The two economic environments that Treasuries cover are weak growth and falling inflation (or deflation). Weak growth is the more important of the two, since most portfolios are already underweight weak growth assets (either because of a lower quality bias in bonds, smaller total allocation to Treasuries, or a shorter duration). In other words, if long-term Treasuries are reduced from the efficient mix, then there is effectively a big bet that the economy will not underperform expectations. Remember that economic growth is falling about half the time, since it is relative to market discounted conditions. If you underweight Treasuries and the economy does weaken, then overall portfolio underperformance is likely to result because of the imbalance in the portfolio due to the underweight to Treasuries.
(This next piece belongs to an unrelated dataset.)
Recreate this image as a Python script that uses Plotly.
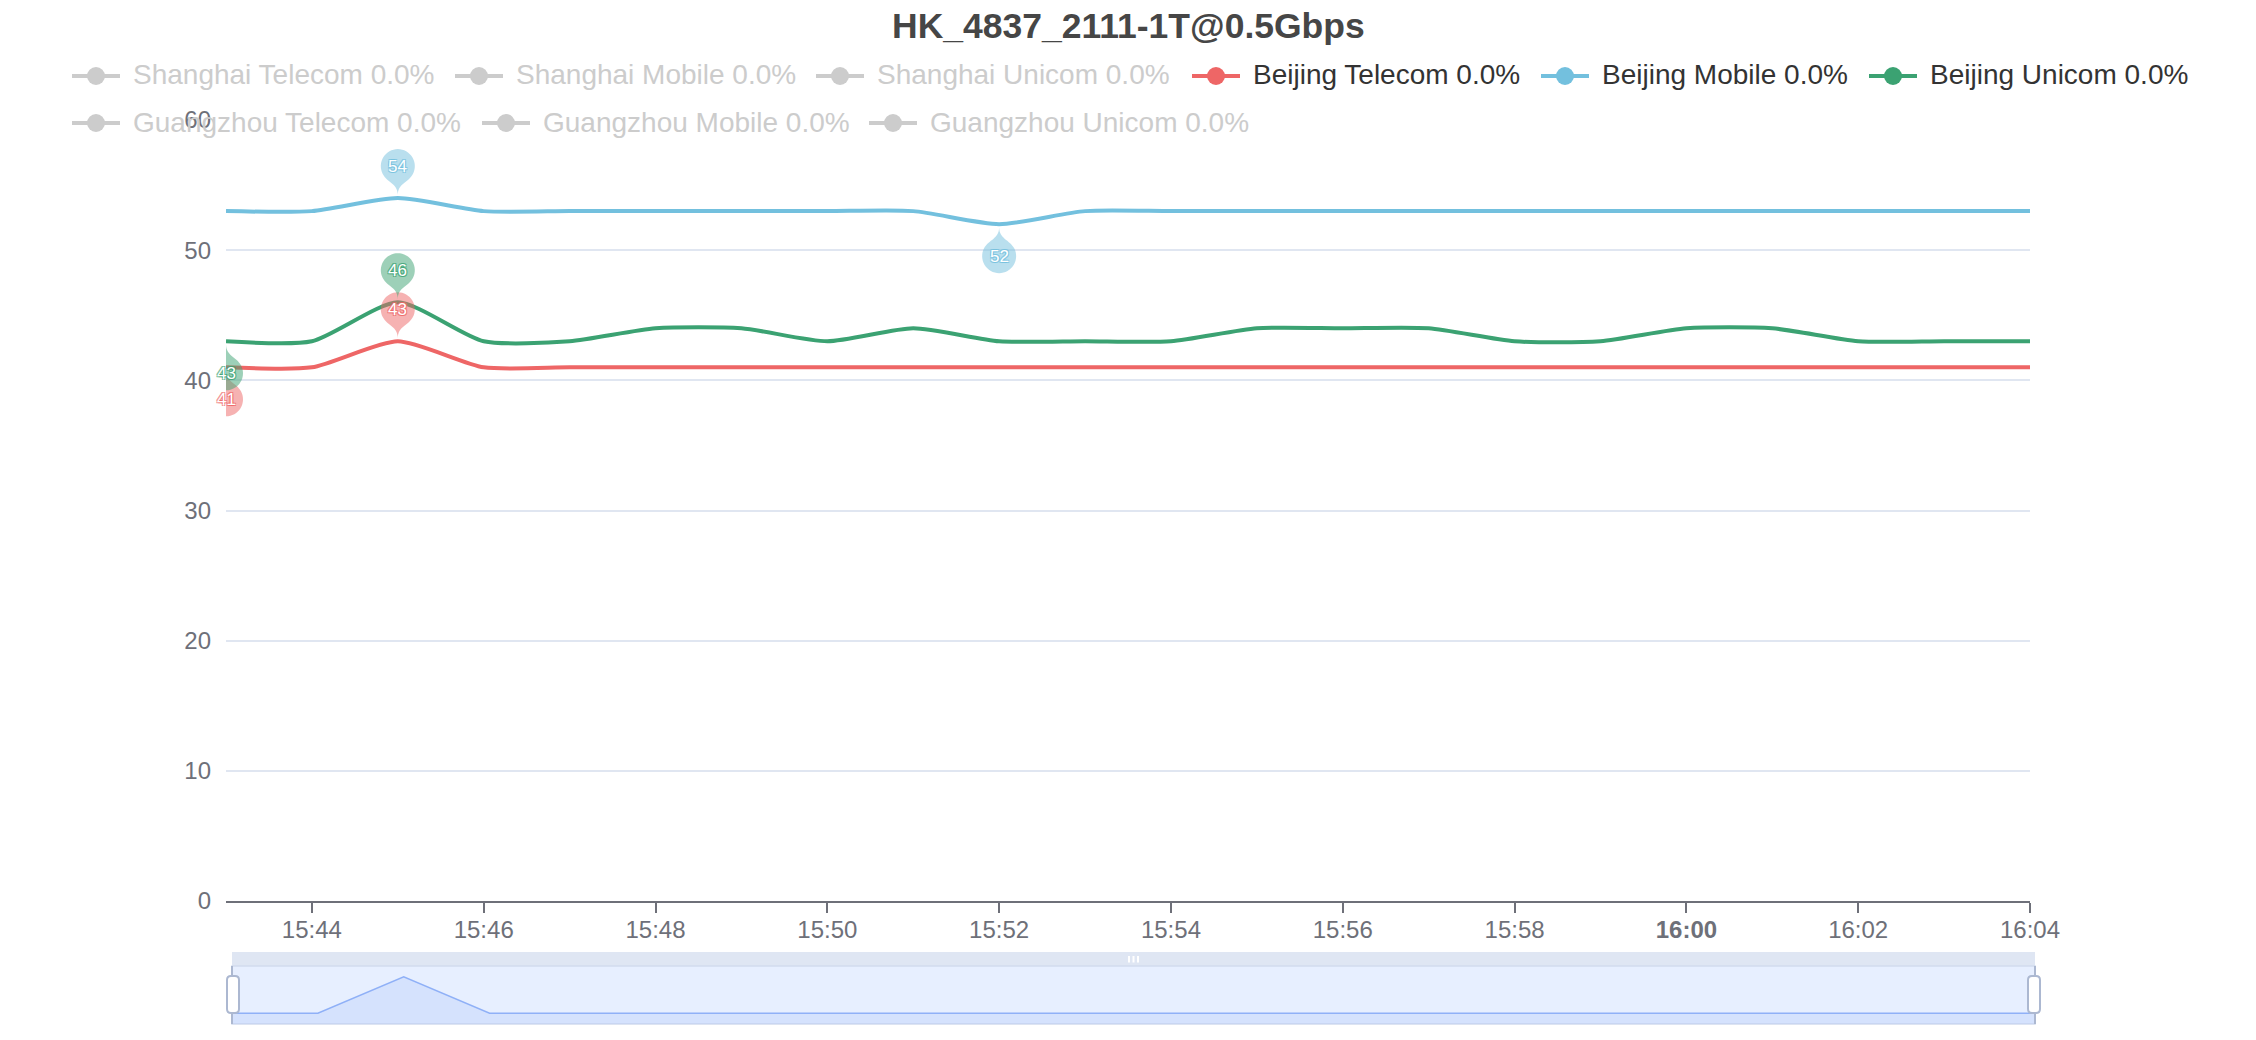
import math
import plotly.graph_objects as go

# ---------------- data ----------------
DAY = "2024-01-01"
times = ["15:43", "15:44", "15:45", "15:46", "15:47", "15:48", "15:49", "15:50",
         "15:51", "15:52", "15:53", "15:54", "15:55", "15:56", "15:57", "15:58",
         "15:59", "16:00", "16:01", "16:02", "16:03", "16:04"]

beijing_telecom = [41, 41, 43, 41, 41, 41, 41, 41, 41, 41, 41,
                   41, 41, 41, 41, 41, 41, 41, 41, 41, 41, 41]
beijing_mobile = [53, 53, 54, 53, 53, 53, 53, 53, 53, 52, 53,
                  53, 53, 53, 53, 53, 53, 53, 53, 53, 53, 53]
beijing_unicom = [43, 43, 46, 43, 43, 44, 44, 43, 44, 43, 43,
                  43, 44, 44, 44, 43, 43, 44, 44, 43, 43, 43]

series_names = ["Beijing Telecom", "Beijing Mobile", "Beijing Unicom"]
series_values = [beijing_telecom, beijing_mobile, beijing_unicom]
series_colors = ["#EE6666", "#73C0DE", "#3BA272"]

legend_row1 = ["Shanghai Telecom 0.0%", "Shanghai Mobile 0.0%", "Shanghai Unicom 0.0%",
               "Beijing Telecom 0.0%", "Beijing Mobile 0.0%", "Beijing Unicom 0.0%"]
legend_row1_colors = ["#CCCCCC", "#CCCCCC", "#CCCCCC", "#EE6666", "#73C0DE", "#3BA272"]
legend_row1_active = [False, False, False, True, True, True]
legend_row2 = ["Guangzhou Telecom 0.0%", "Guangzhou Mobile 0.0%", "Guangzhou Unicom 0.0%"]
legend_row2_colors = ["#CCCCCC", "#CCCCCC", "#CCCCCC"]
legend_row2_active = [False, False, False]

title_text = "HK_4837_2111-1T@0.5Gbps"

# ---------------- layout helpers ----------------
W, H = 2256, 1040
FONT = "Liberation Sans, Arial, Helvetica, sans-serif"


def fx(p):
    return p / W


def fy(p):
    return 1 - p / H


dts = [f"{DAY} {t}:00" for t in times]

fig = go.Figure()

# main lines
for name, vals, col in zip(series_names, series_values, series_colors):
    fig.add_trace(go.Scatter(
        x=dts, y=vals, mode="lines", name=name,
        line=dict(color=col, width=4, shape="spline", smoothing=0.65),
        hoverinfo="x+y+name", showlegend=False, xaxis="x", yaxis="y"))

# dataZoom shadow (first visible series)
shadow = beijing_telecom
s_lo, s_hi = min(shadow), max(shadow)
s_pad = (s_hi - s_lo) * 0.3
fig.add_trace(go.Scatter(
    x=dts, y=shadow, mode="lines", xaxis="x2", yaxis="y2",
    line=dict(color="#8FB0F7", width=1.5), fill="tozeroy",
    fillcolor="rgba(143,176,247,0.2)", hoverinfo="skip", showlegend=False))

shapes = []
annotations = []

# ---------------- markPoint pins ----------------


def pin_path(flip, r=17.0, center=29.0, off=3.0, n=32):
    u = (center + math.sqrt(center ** 2 + 4 * r * r)) / 2
    h = u + r
    dy = r * r / (h - r)
    cy = -h + r + dy
    a = math.asin(dy / r)
    dx = math.cos(a) * r
    tx, ty = math.sin(a), math.cos(a)
    c1, c2 = 0.6 * r, 0.7 * r

    def T(x, y):
        if flip:
            return (-x, y - off)
        return (x, -y + off)

    def f(p):
        return f"{p[0]:.2f},{p[1]:.2f}"

    parts = ["M" + f(T(-dx, cy + dy))]
    for i in range(1, n + 1):
        th = (math.pi - a) + (math.pi + 2 * a) * i / n
        parts.append("L" + f(T(r * math.cos(th), cy + r * math.sin(th))))
    parts.append("C" + f(T(dx - tx * c1, cy + dy + ty * c1)) + " " + f(T(0, -c2)) + " " + f(T(0, 0)))
    parts.append("C" + f(T(0, -c2)) + " " + f(T(-dx + tx * c1, cy + dy + ty * c1)) + " " + f(T(-dx, cy + dy)))
    parts.append("Z")
    return " ".join(parts), center + off


def rgba(hexc, a):
    hexc = hexc.lstrip("#")
    return f"rgba({int(hexc[0:2],16)},{int(hexc[2:4],16)},{int(hexc[4:6],16)},{a})"


for vals, col in zip(series_values, series_colors):
    imax = vals.index(max(vals))
    imin = vals.index(min(vals))
    for idx, flip in ((imax, False), (imin, True)):
        path, coff = pin_path(flip)
        shapes.append(dict(type="path", xref="x", yref="y", xsizemode="pixel", ysizemode="pixel",
                           xanchor=dts[idx], yanchor=vals[idx], path=path,
                           fillcolor=rgba(col, 0.5), line=dict(width=0), layer="above"))
        sc = rgba(col, 0.7)
        annotations.append(dict(x=dts[idx], y=vals[idx], xref="x", yref="y", showarrow=False,
                                text=str(vals[idx]), yshift=(-coff if flip else coff),
                                font=dict(family=FONT, size=17, color="white",
                                          shadow=f"1px 1px 0 {sc}, -1px -1px 0 {sc}, 1px -1px 0 {sc}, -1px 1px 0 {sc}"),
                                xanchor="center", yanchor="middle"))

# ---------------- title ----------------
annotations.append(dict(x=fx(1128), y=fy(26), xref="paper", yref="paper", showarrow=False,
                        text=f"<b>{title_text}</b>", xanchor="center", yanchor="middle",
                        font=dict(family=FONT, size=35.5, color="#464646")))

# ---------------- legend ----------------
row1_x = [72, 455, 816, 1192, 1541, 1869]
row2_x = [72, 482, 869]
for labels, cols, act, xs, yc in ((legend_row1, legend_row1_colors, legend_row1_active, row1_x, 76),
                                  (legend_row2, legend_row2_colors, legend_row2_active, row2_x, 123)):
    for lab, col, on, x0 in zip(labels, cols, act, xs):
        shapes.append(dict(type="line", xref="paper", yref="paper", x0=fx(x0), x1=fx(x0 + 48),
                           y0=fy(yc), y1=fy(yc), line=dict(color=col, width=4), layer="above"))
        shapes.append(dict(type="circle", xref="paper", yref="paper", x0=fx(x0 + 15), x1=fx(x0 + 33),
                           y0=fy(yc + 9), y1=fy(yc - 9), fillcolor=col, line=dict(color=col, width=0),
                           layer="above"))
        annotations.append(dict(x=fx(x0 + 59), y=fy(yc - 1), xref="paper", yref="paper", showarrow=False,
                                text=lab, xanchor="left", yanchor="middle",
                                font=dict(family=FONT, size=28, color="#333333" if on else "#CCCCCC")))

# ---------------- dataZoom slider decorations ----------------
SX0, SX1 = 232, 2035
shapes.append(dict(type="rect", xref="paper", yref="paper", x0=fx(SX0), x1=fx(SX1), y0=fy(966), y1=fy(952),
                   fillcolor="rgba(210,219,238,0.7)", line=dict(width=0), layer="below"))
shapes.append(dict(type="rect", xref="paper", yref="paper", x0=fx(SX0), x1=fx(SX1), y0=fy(1024), y1=fy(966),
                   fillcolor="rgba(135,175,255,0.2)", line=dict(color="#D2DBEE", width=1.5), layer="below"))
for sx in (SX0, SX1):
    shapes.append(dict(type="line", xref="paper", yref="paper", x0=fx(sx), x1=fx(sx), y0=fy(1024), y1=fy(966),
                       line=dict(color="#ACB8D1", width=2), layer="above"))


def rrect(w, h, rr):
    x0, x1, y0, y1 = -w / 2, w / 2, -h / 2, h / 2
    return (f"M{x0+rr},{y0} L{x1-rr},{y0} Q{x1},{y0} {x1},{y0+rr} L{x1},{y1-rr} Q{x1},{y1} {x1-rr},{y1} "
            f"L{x0+rr},{y1} Q{x0},{y1} {x0},{y1-rr} L{x0},{y0+rr} Q{x0},{y0} {x0+rr},{y0} Z")


for sx in (SX0 + 1, SX1 - 1):
    shapes.append(dict(type="path", xref="paper", yref="paper", xsizemode="pixel", ysizemode="pixel",
                       xanchor=fx(sx), yanchor=fy(994.5), path=rrect(12, 37, 4),
                       fillcolor="white", line=dict(color="#ACB8D1", width=2), layer="above"))
for gx in (1129, 1133.5, 1138):
    shapes.append(dict(type="line", xref="paper", yref="paper", x0=fx(gx), x1=fx(gx), y0=fy(962.5), y1=fy(956),
                       line=dict(color="white", width=2), layer="above"))

# ---------------- axes ----------------
tickvals = dts[1::2]
ticktext = []
for t in times[1::2]:
    ticktext.append(f"<b>{t}</b>" if t.endswith(":00") else t)

fig.update_layout(
    autosize=True,
    margin=dict(l=0, r=0, t=0, b=0, autoexpand=False),
    paper_bgcolor="white", plot_bgcolor="white",
    showlegend=False,
    font=dict(family=FONT),
    xaxis=dict(domain=[fx(226), fx(2030)], anchor="y", type="date", range=[dts[0], dts[-1]],
               showgrid=False, zeroline=False, showline=True, linecolor="#6E7079", linewidth=2,
               ticks="outside", ticklen=10, tickwidth=2, tickcolor="#6E7079", ticklabelstandoff=-4,
               tickmode="array", tickvals=tickvals, ticktext=ticktext,
               tickfont=dict(family=FONT, size=24, color="#6E7079"), fixedrange=True),
    yaxis=dict(domain=[fy(901), fy(120)], anchor="x", range=[0, 60], tick0=0, dtick=10,
               showgrid=True, gridcolor="#E0E6F1", gridwidth=2, zeroline=False, showline=False,
               ticks="", ticklabelstandoff=14,
               tickfont=dict(family=FONT, size=24, color="#6E7079"), fixedrange=True),
    xaxis2=dict(domain=[fx(SX0), fx(SX1)], anchor="y2", type="date", range=[dts[0], dts[-1]],
                visible=False, fixedrange=True),
    yaxis2=dict(domain=[fy(1024), fy(966)], anchor="x2", range=[s_lo - s_pad, s_hi + s_pad],
                visible=False, fixedrange=True),
    shapes=shapes,
    annotations=annotations,
)

post = ("document.documentElement.style.margin='0';document.body.style.margin='0';"
        "document.documentElement.style.overflow='hidden';document.body.style.overflow='hidden';"
        "var gd=document.getElementById('{plot_id}');gd.style.position='fixed';gd.style.left='0';"
        "gd.style.top='0';gd.style.width='100vw';gd.style.height='100vh';Plotly.Plots.resize(gd);")

fig.write_html("out.html", config={"displayModeBar": False, "responsive": True},
               default_width="100vw", default_height="100vh", post_script=post)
Rather than focusing on how Treasuries may perform if interest rates rise (as is nearly universally the concern), you should view the role of this important asset class within the framework of a balanced portfolio efficient mix. Viewed through this lens, you would be less worried about the performance during rising interest rate environments, since other segments in the balanced portfolio are biased to do well during that period (namely, commodities or TIPS if rates rise due to rising inflation, or commodities and equities if rates rise due to rising growth; you'll see this as we cover additional asset classes). Another question that will become apparent when thinking in balanced portfolio terms is what would happen to the portfolio if interest rates fall and Treasuries are missing? Even if rates are low, they can certainly go lower (as you've seen not just recently but throughout the history of financial markets).

Summary

Of all the potential economic environments that you would likely want to cover in your portfolio, it is the falling growth scenario that is perhaps the most significant. The worst equity bear markets in history occurred during the weakest economic environments, and more accurately, during the periods in which most investors had expected continued good times but were suddenly blindsided by unexpected downturns (i.e., 2008–2009, 2000–2002, 1973–1974, 1929–1932, etc.).

With this understanding, the recent moves by investors to cut exposure to Treasuries in favor of lower quality, higher yielding bonds and to drastically reduce duration can be reexamined. It may be more apparent now why these actions have actually increased the risk in the portfolio by making the allocation less diversified. Nearly everyone is afraid of rising interest rates. Yes, there is risk of loss in Treasuries if interest rates rise (as they did in 2013), but there is also risk of loss in the rest of the portfolio if interest rates fall (usually because of a weakening economic environment). This became apparent in 2008 and 2011. The most important message to remember is that it is far better to hedge the interest rate risk by adding asset classes that are biased to do well during environments in which rates rise than to significantly reduce Treasury exposure.

Putting it all together, it should be understandable why a core allocation to long-term Treasuries should have a permanent place in your balanced portfolio. Furthermore, the low yield should not deter you from owning this asset class because of the critical role it plays within the foundation of a well-balanced mix of asset classes.